▸ WORK INSTRUCTIONS: Write the listing out again, all of it, word for word.

▸ STORED DATA:
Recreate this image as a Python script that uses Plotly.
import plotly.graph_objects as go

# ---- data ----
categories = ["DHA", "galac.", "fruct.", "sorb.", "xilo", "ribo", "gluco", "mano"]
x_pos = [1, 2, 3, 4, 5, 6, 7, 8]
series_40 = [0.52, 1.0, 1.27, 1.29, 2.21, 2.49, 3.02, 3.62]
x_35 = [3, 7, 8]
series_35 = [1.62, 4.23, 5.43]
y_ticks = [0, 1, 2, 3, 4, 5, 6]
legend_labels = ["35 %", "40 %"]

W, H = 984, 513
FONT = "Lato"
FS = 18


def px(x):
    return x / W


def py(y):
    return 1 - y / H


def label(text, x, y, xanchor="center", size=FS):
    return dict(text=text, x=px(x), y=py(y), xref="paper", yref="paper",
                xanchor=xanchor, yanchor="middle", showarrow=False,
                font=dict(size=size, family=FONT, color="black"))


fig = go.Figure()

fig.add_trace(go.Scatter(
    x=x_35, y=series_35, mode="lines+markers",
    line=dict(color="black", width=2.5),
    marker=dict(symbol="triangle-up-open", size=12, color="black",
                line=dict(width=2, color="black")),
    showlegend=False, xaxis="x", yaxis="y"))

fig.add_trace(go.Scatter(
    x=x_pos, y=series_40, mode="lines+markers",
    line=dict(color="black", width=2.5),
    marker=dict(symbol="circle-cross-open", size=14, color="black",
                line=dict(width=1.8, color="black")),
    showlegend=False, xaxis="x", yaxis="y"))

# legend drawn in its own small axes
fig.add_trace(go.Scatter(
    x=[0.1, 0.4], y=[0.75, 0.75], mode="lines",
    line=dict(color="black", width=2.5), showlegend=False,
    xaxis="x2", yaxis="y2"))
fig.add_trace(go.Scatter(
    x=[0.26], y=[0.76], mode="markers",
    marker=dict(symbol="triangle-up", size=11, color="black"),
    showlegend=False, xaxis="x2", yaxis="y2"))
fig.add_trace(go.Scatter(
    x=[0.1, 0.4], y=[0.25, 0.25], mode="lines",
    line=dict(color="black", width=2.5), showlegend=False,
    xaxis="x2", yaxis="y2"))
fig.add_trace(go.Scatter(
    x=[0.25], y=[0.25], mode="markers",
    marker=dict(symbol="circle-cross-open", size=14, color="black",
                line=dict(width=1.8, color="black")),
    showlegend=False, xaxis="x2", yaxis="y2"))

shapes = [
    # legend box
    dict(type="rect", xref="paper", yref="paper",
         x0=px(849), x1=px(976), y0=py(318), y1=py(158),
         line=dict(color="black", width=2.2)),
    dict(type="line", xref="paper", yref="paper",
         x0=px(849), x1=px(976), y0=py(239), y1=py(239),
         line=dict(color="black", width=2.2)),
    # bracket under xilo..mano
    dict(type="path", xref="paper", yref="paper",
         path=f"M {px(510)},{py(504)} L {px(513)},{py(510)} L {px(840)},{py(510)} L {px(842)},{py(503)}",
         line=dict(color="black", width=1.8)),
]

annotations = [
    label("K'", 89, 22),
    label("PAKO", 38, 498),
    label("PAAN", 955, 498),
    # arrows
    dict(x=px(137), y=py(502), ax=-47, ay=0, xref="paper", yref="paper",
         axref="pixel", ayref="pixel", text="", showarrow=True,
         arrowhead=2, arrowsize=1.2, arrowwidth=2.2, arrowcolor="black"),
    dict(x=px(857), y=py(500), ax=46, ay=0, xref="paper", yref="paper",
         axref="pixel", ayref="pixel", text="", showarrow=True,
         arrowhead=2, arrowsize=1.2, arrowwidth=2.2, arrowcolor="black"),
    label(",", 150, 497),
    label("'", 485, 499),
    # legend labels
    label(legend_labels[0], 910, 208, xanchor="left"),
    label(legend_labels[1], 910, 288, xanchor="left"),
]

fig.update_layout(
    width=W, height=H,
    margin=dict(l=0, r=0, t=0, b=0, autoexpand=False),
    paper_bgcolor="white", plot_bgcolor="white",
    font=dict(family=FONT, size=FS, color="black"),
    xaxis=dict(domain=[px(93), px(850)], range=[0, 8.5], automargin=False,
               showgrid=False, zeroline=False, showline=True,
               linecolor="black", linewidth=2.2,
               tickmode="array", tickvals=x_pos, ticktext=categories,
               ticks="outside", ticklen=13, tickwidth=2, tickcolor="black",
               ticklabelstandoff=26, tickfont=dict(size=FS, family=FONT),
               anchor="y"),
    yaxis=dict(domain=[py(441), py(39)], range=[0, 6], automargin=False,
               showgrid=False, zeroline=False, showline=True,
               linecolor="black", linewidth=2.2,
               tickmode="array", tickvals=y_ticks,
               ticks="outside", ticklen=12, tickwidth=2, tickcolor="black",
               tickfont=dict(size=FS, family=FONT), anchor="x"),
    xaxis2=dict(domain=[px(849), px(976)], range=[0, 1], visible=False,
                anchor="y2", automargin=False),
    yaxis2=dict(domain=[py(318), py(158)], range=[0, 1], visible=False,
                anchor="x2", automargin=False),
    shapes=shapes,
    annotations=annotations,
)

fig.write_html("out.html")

▸ EXERCISE RESPONSE:
Recreate this image as a Python script that uses Plotly.
import plotly.graph_objects as go

# ---- data ----
categories = ["DHA", "galac.", "fruct.", "sorb.", "xilo", "ribo", "gluco", "mano"]
x_pos = [1, 2, 3, 4, 5, 6, 7, 8]
series_40 = [0.52, 1.0, 1.27, 1.29, 2.21, 2.49, 3.02, 3.62]
x_35 = [3, 7, 8]
series_35 = [1.62, 4.23, 5.43]
y_ticks = [0, 1, 2, 3, 4, 5, 6]
legend_labels = ["35 %", "40 %"]

W, H = 984, 513
FONT = "Lato"
FS = 18


def px(x):
    return x / W


def py(y):
    return 1 - y / H


def label(text, x, y, xanchor="center", size=FS):
    return dict(text=text, x=px(x), y=py(y), xref="paper", yref="paper",
                xanchor=xanchor, yanchor="middle", showarrow=False,
                font=dict(size=size, family=FONT, color="black"))


fig = go.Figure()

fig.add_trace(go.Scatter(
    x=x_35, y=series_35, mode="lines+markers",
    line=dict(color="black", width=2.5),
    marker=dict(symbol="triangle-up-open", size=12, color="black",
                line=dict(width=2, color="black")),
    showlegend=False, xaxis="x", yaxis="y"))

fig.add_trace(go.Scatter(
    x=x_pos, y=series_40, mode="lines+markers",
    line=dict(color="black", width=2.5),
    marker=dict(symbol="circle-cross-open", size=14, color="black",
                line=dict(width=1.8, color="black")),
    showlegend=False, xaxis="x", yaxis="y"))

# legend drawn in its own small axes
fig.add_trace(go.Scatter(
    x=[0.1, 0.4], y=[0.75, 0.75], mode="lines",
    line=dict(color="black", width=2.5), showlegend=False,
    xaxis="x2", yaxis="y2"))
fig.add_trace(go.Scatter(
    x=[0.26], y=[0.76], mode="markers",
    marker=dict(symbol="triangle-up", size=11, color="black"),
    showlegend=False, xaxis="x2", yaxis="y2"))
fig.add_trace(go.Scatter(
    x=[0.1, 0.4], y=[0.25, 0.25], mode="lines",
    line=dict(color="black", width=2.5), showlegend=False,
    xaxis="x2", yaxis="y2"))
fig.add_trace(go.Scatter(
    x=[0.25], y=[0.25], mode="markers",
    marker=dict(symbol="circle-cross-open", size=14, color="black",
                line=dict(width=1.8, color="black")),
    showlegend=False, xaxis="x2", yaxis="y2"))

shapes = [
    # legend box
    dict(type="rect", xref="paper", yref="paper",
         x0=px(849), x1=px(976), y0=py(318), y1=py(158),
         line=dict(color="black", width=2.2)),
    dict(type="line", xref="paper", yref="paper",
         x0=px(849), x1=px(976), y0=py(239), y1=py(239),
         line=dict(color="black", width=2.2)),
    # bracket under xilo..mano
    dict(type="path", xref="paper", yref="paper",
         path=f"M {px(510)},{py(504)} L {px(513)},{py(510)} L {px(840)},{py(510)} L {px(842)},{py(503)}",
         line=dict(color="black", width=1.8)),
]

annotations = [
    label("K'", 89, 22),
    label("PAKO", 38, 498),
    label("PAAN", 955, 498),
    # arrows
    dict(x=px(137), y=py(502), ax=-47, ay=0, xref="paper", yref="paper",
         axref="pixel", ayref="pixel", text="", showarrow=True,
         arrowhead=2, arrowsize=1.2, arrowwidth=2.2, arrowcolor="black"),
    dict(x=px(857), y=py(500), ax=46, ay=0, xref="paper", yref="paper",
         axref="pixel", ayref="pixel", text="", showarrow=True,
         arrowhead=2, arrowsize=1.2, arrowwidth=2.2, arrowcolor="black"),
    label(",", 150, 497),
    label("'", 485, 499),
    # legend labels
    label(legend_labels[0], 910, 208, xanchor="left"),
    label(legend_labels[1], 910, 288, xanchor="left"),
]

fig.update_layout(
    width=W, height=H,
    margin=dict(l=0, r=0, t=0, b=0, autoexpand=False),
    paper_bgcolor="white", plot_bgcolor="white",
    font=dict(family=FONT, size=FS, color="black"),
    xaxis=dict(domain=[px(93), px(850)], range=[0, 8.5], automargin=False,
               showgrid=False, zeroline=False, showline=True,
               linecolor="black", linewidth=2.2,
               tickmode="array", tickvals=x_pos, ticktext=categories,
               ticks="outside", ticklen=13, tickwidth=2, tickcolor="black",
               ticklabelstandoff=26, tickfont=dict(size=FS, family=FONT),
               anchor="y"),
    yaxis=dict(domain=[py(441), py(39)], range=[0, 6], automargin=False,
               showgrid=False, zeroline=False, showline=True,
               linecolor="black", linewidth=2.2,
               tickmode="array", tickvals=y_ticks,
               ticks="outside", ticklen=12, tickwidth=2, tickcolor="black",
               tickfont=dict(size=FS, family=FONT), anchor="x"),
    xaxis2=dict(domain=[px(849), px(976)], range=[0, 1], visible=False,
                anchor="y2", automargin=False),
    yaxis2=dict(domain=[py(318), py(158)], range=[0, 1], visible=False,
                anchor="x2", automargin=False),
    shapes=shapes,
    annotations=annotations,
)

fig.write_html("out.html")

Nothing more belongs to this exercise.